Another period of iconoclastic conflict took place during the sixteenth- and seventeenth-century Protestant Reformation. Religious icons were not the only matter at issue, but they were a high priority for many. Mobs would frequently break into churches to smash the statues that adorned them: as in Byzantium, countless works of artistic genius were obliterated in a righteous, popular frenzy of destruction. It is tempting to conclude that we are living through a similar, albeit secularized, period of iconoclasm today.  

If so, we should reflect on the responses of past thinkers to the destructive fury of the radicals. We know, for example, that Protestant leaders like Martin Luther despised the iconoclasm of those he called Schwärmer, or “fanatics.” When Luther emerged from hiding to find that a particularly violent mob of Schwärmer had torn down Wittenberg’s religious images in his absence, he was horrified. If we look at Luther’s Against the Heavenly Prophets (1525), we find that there was a time when the iconoclasts, not the idolaters, were his most reviled opponents. “This is to do away with the images in a Karlstadtian manner,” he thundered, “to make the masses mad and foolish, and secretly to accustom them to revolution.”

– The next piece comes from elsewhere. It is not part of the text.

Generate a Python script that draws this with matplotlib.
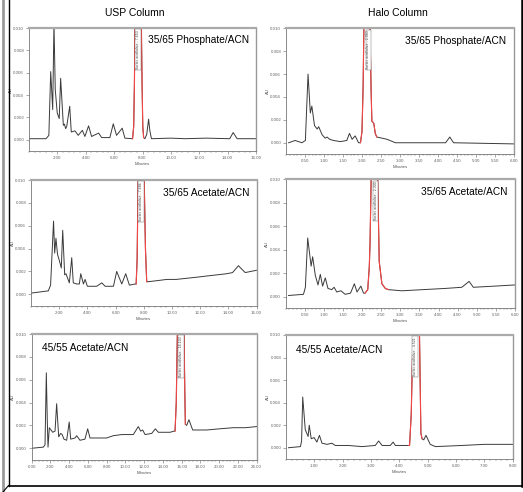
import numpy as np
import matplotlib
matplotlib.use("Agg")
import matplotlib.pyplot as plt
from matplotlib.lines import Line2D
from matplotlib.ticker import AutoMinorLocator, MultipleLocator

plt.rcParams["font.family"] = ["Liberation Sans", "DejaVu Sans"]

W, H = 523, 492

# ---------------------------------------------------------------------------
# Data (minutes, AU)
# ---------------------------------------------------------------------------

col_titles = ["USP Column", "Halo Column"]
row_labels = ["35/65 Phosphate/ACN", "35/65 Acetate/ACN", "45/55 Acetate/ACN"]

# USP, 35/65 phosphate
usp_phos_t = [0.0, 1.20, 1.40, 1.53, 1.67, 1.76, 1.85, 1.99, 2.13, 2.23, 2.42, 2.50, 2.58,
              2.66, 2.87, 2.98, 3.24, 3.47, 3.76, 3.94, 4.20, 4.41, 4.91, 5.12, 5.70,
              5.94, 6.17, 6.57, 6.76, 7.30, 7.38, 7.43, 7.47, 7.92, 7.97, 8.02, 8.08,
              8.17, 8.30, 8.43, 8.52, 8.63, 10.0, 11.0, 12.5, 14.15, 14.39, 14.67, 16.0]
usp_phos_au = [0.0001, 0.0001, 0.0004, 0.0061, 0.0027, 0.0105, 0.0045, 0.0024, 0.0019,
               0.0055, 0.0013, 0.0014, 0.0010, 0.0012, 0.0030, 0.0007, 0.0008, 0.0004,
               0.00085, 0.0003, 0.00125, 0.0003, 0.0006, 0.0002, 0.0002, 0.00143,
               0.0004, 0.00104, 0.00015, 0.0001, 0.0012, 0.0050, 0.0102, 0.0102,
               0.0050, 0.0012, 0.0002, 0.0001, 0.0005, 0.00185, 0.0008, 0.0001,
               0.00015, 0.0001, 0.00015, 0.0001, 0.00065, 0.0001, 0.0001]

# Halo, 35/65 phosphate
halo_phos_t = [0.07, 0.24, 0.42, 0.51, 0.58, 0.64, 0.68, 0.75, 0.82, 0.86, 0.95, 1.03,
               1.08, 1.15, 1.25, 1.43, 1.60, 1.67, 1.74, 1.82, 1.91, 1.96, 2.00, 2.03,
               2.05, 2.21, 2.24, 2.26, 2.31, 2.35, 2.39, 2.53, 2.66, 2.88, 4.20, 4.31,
               4.41, 6.0]
halo_phos_au = [0.0, 0.0002, 0.0, 0.0002, 0.0060, 0.0026, 0.0032, 0.0015, 0.0012, 0.0014,
                0.0007, 0.0004, 0.0005, 0.0003, 0.0002, 0.0001, 0.0002, 0.00082, 0.0003,
                0.0006, 0.0, 0.0, 0.0010, 0.0050, 0.0102, 0.0102, 0.0045, 0.0019,
                0.0017, 0.0008, 0.0005, 0.0004, 0.0003, 0.0, 0.0, 0.0005, 0.0, -0.0001]

# USP, 35/65 acetate
usp_acet_t = [0.0, 1.23, 1.39, 1.60, 1.68, 1.77, 1.88, 2.00, 2.15, 2.25, 2.39, 2.48, 2.60,
              2.72, 2.89, 3.00, 3.24, 3.43, 3.53, 3.72, 3.84, 4.00, 4.66, 5.02, 5.26,
              5.85, 6.08, 6.44, 6.72, 6.98, 7.39, 7.46, 7.53, 7.60, 8.03, 8.12, 8.21,
              8.33, 9.0, 9.63, 10.3, 11.06, 11.8, 12.48, 13.2, 13.9, 14.30, 14.72,
              14.95, 15.20, 15.6, 16.0]
usp_acet_au = [0.0001, 0.0003, 0.0008, 0.0064, 0.0036, 0.0049, 0.0035, 0.0030, 0.0023,
               0.0056, 0.0017, 0.0018, 0.0014, 0.0010, 0.0032, 0.0010, 0.0009, 0.0009,
               0.0018, 0.0009, 0.0013, 0.0007, 0.0007, 0.0010, 0.0007, 0.0007, 0.0020,
               0.0009, 0.0018, 0.0008, 0.0009, 0.0009, 0.0030, 0.0102, 0.0102, 0.0040,
               0.0011, 0.0011, 0.0012, 0.0013, 0.0013, 0.0014, 0.0015, 0.0016, 0.0017,
               0.0018, 0.0019, 0.0025, 0.0022, 0.0019, 0.0020, 0.0021]

# Halo, 35/65 acetate
halo_acet_t = [0.08, 0.47, 0.52, 0.58, 0.67, 0.71, 0.78, 0.85, 0.91, 0.97, 1.04, 1.11,
               1.21, 1.27, 1.34, 1.45, 1.56, 1.70, 1.80, 1.87, 1.97, 2.04, 2.08, 2.15,
               2.19, 2.21, 2.24, 2.41, 2.45, 2.52, 2.61, 2.69, 3.04, 3.60, 4.17, 4.61,
               4.80, 4.91, 5.48, 6.0]
halo_acet_au = [0.0001, 0.0002, 0.0008, 0.0050, 0.0026, 0.0034, 0.0018, 0.0010, 0.0019,
                0.0009, 0.0016, 0.0007, 0.0006, 0.0008, 0.0004, 0.0005, 0.0002, 0.0003,
                0.0011, 0.0004, 0.0009, 0.0003, 0.0003, 0.0006, 0.0025, 0.0045, 0.0102,
                0.0102, 0.0030, 0.0011, 0.0007, 0.0006, 0.0005, 0.0006, 0.0007, 0.0008,
                0.0013, 0.0008, 0.0009, 0.0010]

# USP, 45/55 acetate
usp_4555_t = [0.0, 1.24, 1.42, 1.56, 1.66, 1.74, 1.88, 2.24, 2.49, 2.66, 2.88, 3.09, 3.25,
              3.44, 3.73, 4.00, 4.16, 4.62, 4.80, 5.15, 5.68, 5.97, 6.22, 7.99, 8.70,
              9.60, 10.84, 11.37, 11.62, 11.84, 12.09, 12.80, 13.19, 13.51, 14.76, 15.18,
              15.29, 15.42, 15.54, 16.25, 16.33, 16.39, 16.53, 16.77, 17.17, 18.66,
              20.0, 21.5, 22.8, 24.0]
usp_4555_au = [0.0, 0.0001, 0.0003, 0.0066, 0.0025, 0.0001, 0.0018, 0.0014, 0.0015,
               0.0039, 0.0010, 0.0013, 0.0012, 0.0008, 0.0007, 0.0023, 0.0008, 0.0009,
               0.0011, 0.0007, 0.0008, 0.0017, 0.0009, 0.0009, 0.0011, 0.0012, 0.0012,
               0.0019, 0.0015, 0.0016, 0.0012, 0.0013, 0.0017, 0.0014, 0.0014, 0.0015,
               0.0015, 0.0040, 0.0102, 0.0102, 0.0050, 0.0021, 0.0020, 0.0025, 0.0016,
               0.0016, 0.0017, 0.0018, 0.0018, 0.0019]

# Halo, 45/55 acetate
halo_4555_t = [0.09, 0.51, 0.55, 0.59, 0.68, 0.78, 0.82, 0.89, 0.99, 1.09, 1.18, 1.27,
               1.45, 1.62, 1.74, 2.20, 2.68, 3.15, 3.27, 3.39, 3.68, 3.78, 3.86, 4.33,
               4.36, 4.42, 4.48, 4.71, 4.76, 4.80, 4.86, 4.94, 5.09, 5.27, 6.21, 7.0, 8.0]
halo_4555_au = [0.0, 0.0001, 0.0006, 0.0045, 0.0016, 0.0010, 0.0020, 0.0008, 0.0009,
                0.0005, 0.0011, 0.0004, 0.0003, 0.0004, 0.0002, 0.0002, 0.0001, 0.0002,
                0.0006, 0.0002, 0.0002, 0.0005, 0.0002, 0.0002, 0.0002, 0.0030, 0.0102,
                0.0102, 0.0013, 0.0008, 0.0007, 0.0011, 0.0003, 0.0001, 0.0002, 0.0003,
                0.0003]

# sorbic acid peak window (start, end) in minutes, drawn red
peak_windows = [(7.30, 8.08), (1.96, 2.39), (7.46, 8.21), (2.08, 2.69),
                (15.29, 16.39), (4.33, 4.80)]
peak_names = ["Sorbic acid/olive - 7.653", "Sorbic acid/olive - 2.083",
              "Sorbic acid/olive - 7.686", "Sorbic acid/olive - 2.300",
              "Sorbic acid/olive - 16.103", "Sorbic acid/olive - 4.521"]

traces = [(usp_phos_t, usp_phos_au), (halo_phos_t, halo_phos_au),
          (usp_acet_t, usp_acet_au), (halo_acet_t, halo_acet_au),
          (usp_4555_t, usp_4555_au), (halo_4555_t, halo_4555_au)]

x_ranges = [16, 6, 16, 6, 24, 8]
x_steps = [2, 0.5, 2, 0.5, 2, 1]
x_first = [2, 0.5, 2, 0.5, 0, 1]

# ---------------------------------------------------------------------------
# Layout (pixel boxes: left, top, right, bottom) and label spots
# ---------------------------------------------------------------------------

boxes = [(29, 28, 256, 151), (286, 28.3, 514, 154.2),
         (31, 180, 256.5, 305.7), (285.5, 179.3, 515, 308.4),
         (31.7, 334, 256.7, 459.7), (286, 335, 512.7, 459)]
label_xy = [(0.524, 0.90), (0.52, 0.90), (0.585, 0.897), (0.59, 0.90),
            (0.046, 0.889), (0.044, 0.88)]

fig = plt.figure(figsize=(W / 100, H / 100), dpi=100)
fig.patch.set_facecolor("white")

for i, (t, au) in enumerate(traces):
    l, tp, r, b = boxes[i]
    ax = fig.add_axes([l / W, 1 - b / H, (r - l) / W, (b - tp) / H])
    t = np.array(t)
    au = np.array(au)

    ax.plot(t, au, color="#3a3a3a", lw=0.7, solid_joinstyle="round")
    lo, hi = peak_windows[i]
    m = (t >= lo) & (t <= hi)
    ax.plot(t[m], au[m], color="#f04848", lw=0.85)

    pk_mid = 0.5 * (t[m][2] + t[m][-3]) if m.sum() > 4 else 0.5 * (lo + hi)
    ax.text(pk_mid, 0.0098, peak_names[i], rotation=90, ha="center", va="top",
            fontsize=2.6, color="#444444",
            bbox=dict(boxstyle="square,pad=0.25", fc="white", ec="#666666", lw=0.3))

    ax.set_xlim(0, x_ranges[i])
    ax.set_ylim(-0.001, 0.010)
    ax.xaxis.set_major_locator(MultipleLocator(x_steps[i]))
    ax.xaxis.set_minor_locator(AutoMinorLocator(5))
    ax.set_yticks([0.0, 0.002, 0.004, 0.006, 0.008, 0.010])
    ax.set_yticklabels([f"{v:.3f}" for v in ax.get_yticks()])
    xt = np.arange(x_first[i], x_ranges[i] + 1e-9, x_steps[i])
    ax.set_xticks(xt)
    ax.set_xticklabels([f"{v:.2f}" for v in xt])

    ax.tick_params(axis="both", labelsize=3.2, colors="#666666", length=2, width=0.4, pad=1.5)
    ax.tick_params(axis="x", which="minor", length=1.2, width=0.3, colors="#666666")
    ax.set_xlabel("Minutes", fontsize=3.2, color="#555555", labelpad=1.5)
    ax.set_ylabel("AU", fontsize=3.2, color="#555555", labelpad=0.5)

    for side, sp in ax.spines.items():
        sp.set_color("#777777")
        sp.set_linewidth(0.6)
    ax.spines["top"].set_color("#aaaaaa")
    ax.spines["top"].set_linewidth(1.6)
    ax.spines["right"].set_color("#999999")
    ax.spines["right"].set_linewidth(1.0)

    lx, ly = label_xy[i]
    ax.text(lx, ly, row_labels[i // 2], transform=ax.transAxes, ha="left", va="center",
            fontsize=7.3, color="black")

fig.text(135 / W, 1 - 13 / H, col_titles[0], ha="center", va="center", fontsize=7.5)
fig.text(398 / W, 1 - 13 / H, col_titles[1], ha="center", va="center", fontsize=7.5)

# outer frame
def px_line(xs, ys, **kw):
    fig.add_artist(Line2D([x / W for x in xs], [1 - y / H for y in ys], **kw))

px_line([3, 3], [0, 492], color="#9a9a9a", lw=2.0)
px_line([8.5, 8.5], [0, 485.5], color="black", lw=1.0)
px_line([8.5, 521.5], [485.5, 485.5], color="black", lw=1.2)
px_line([522, 522], [0, 485.5], color="black", lw=1.8)
px_line([8.5, 3], [485.5, 492], color="black", lw=0.8)

fig.savefig("out.png", dpi=100)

In fact, many Schwärmer believed in the performative power of icons even more strongly than those who worshipped them. There is, for all intents and purposes, no point in pulling down a statue unless one believes that it has real, practical power. Andreas Karlstadt, one of the most dedicated of the sixteenth-century Schwärmer in Wittenberg, admitted with shame that he feared the despised religious statues might begin to physically retaliate against their attackers: “I stand in fear that I might not be able to burn idols. I would fear that some devil’s block of wood would do me injury.” This was precisely the kind of superstitious faith in the performative power of images that many Reformation leaders were determined to stamp out. 

This brings us to academia today. Over the past three or four decades, it has deliberately toppled many of its own metaphorical statues, purging aesthetic canons of many once-revered icons. In the process, it has openly and proudly abandoned the pursuit of objective truth and value, transforming intellectual disagreement into a cynical competition for dwindling power and resources. Younger academics take all this for granted. But even older generations feel they have no choice but to go along with the demands of the revolution. After all, they taught the revolutionaries how to think. 

Nor is iconoclasm irrational under postmodern conditions. If signs and their referents have truly merged into a depthless “hyper-reality,” then a statue is not merely a symbol of a tyrant, but actually identical with tyranny. In that case, the pulling down of statues really is an act of revolutionary heroism. The young iconoclasts at work today are obviously convinced of that. They were convinced of it by those who educated them, and many professors continue to applaud the behavior of their protégés. Should history repeat itself, however, and should the woke wake one day to find that it is not statues of long-dead Confederates rolling along in the tumbrils but themselves, they should at least possess enough historical awareness to recall what the sans-culottes yelled at the dying Robespierre: “It is Danton’s blood that chokes you!”